For this reason (and for compat support) it is best to avoid any implicit padding in data structures. Where there is implicit padding in an existing structure, kernel drivers must be careful to fully initialize an instance of the structure before copying it to user space. This is usually done by calling memset() before assigning to individual members.

Subsystem abstractions

While some device drivers implement their own ioctl function, most subsystems implement the same command for multiple drivers. Ideally the subsystem has an .ioctl() handler that copies the arguments from and to user space, passing them into subsystem specific callback functions through normal kernel pointers.

This helps in various ways:

  • Applications written for one driver are more likely to work for another one in the same subsystem if there are no subtle differences in the user space ABI.

  • The complexity of user space access and data structure layout is done in one place, reducing the potential for implementation bugs.

  • It is more likely to be reviewed by experienced developers that can spot problems in the interface when the ioctl is shared between multiple drivers than when it is only used in a single driver.

Alternatives to ioctl

There are many cases in which ioctl is not the best solution for a problem. Alternatives include:

  • System calls are a better choice for a system-wide feature that is not tied to a physical device or constrained by the file system permissions of a character device node

  • netlink is the preferred way of configuring any network related objects through sockets.

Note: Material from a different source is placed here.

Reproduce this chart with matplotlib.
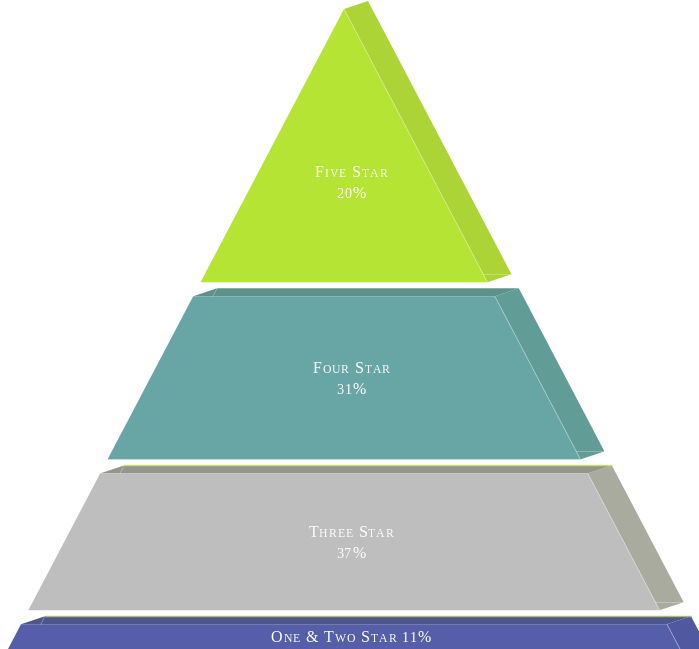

  • debugfs is used for ad-hoc interfaces for debugging functionality that does not need to be exposed as a stable interface to applications.

  • sysfs is a good way to expose the state of an in-kernel object that is not tied to a file descriptor.

  • configfs can be used for more complex configuration than sysfs

  • A custom file system can provide extra flexibility with a simple user interface but adds a lot of complexity to the implementation.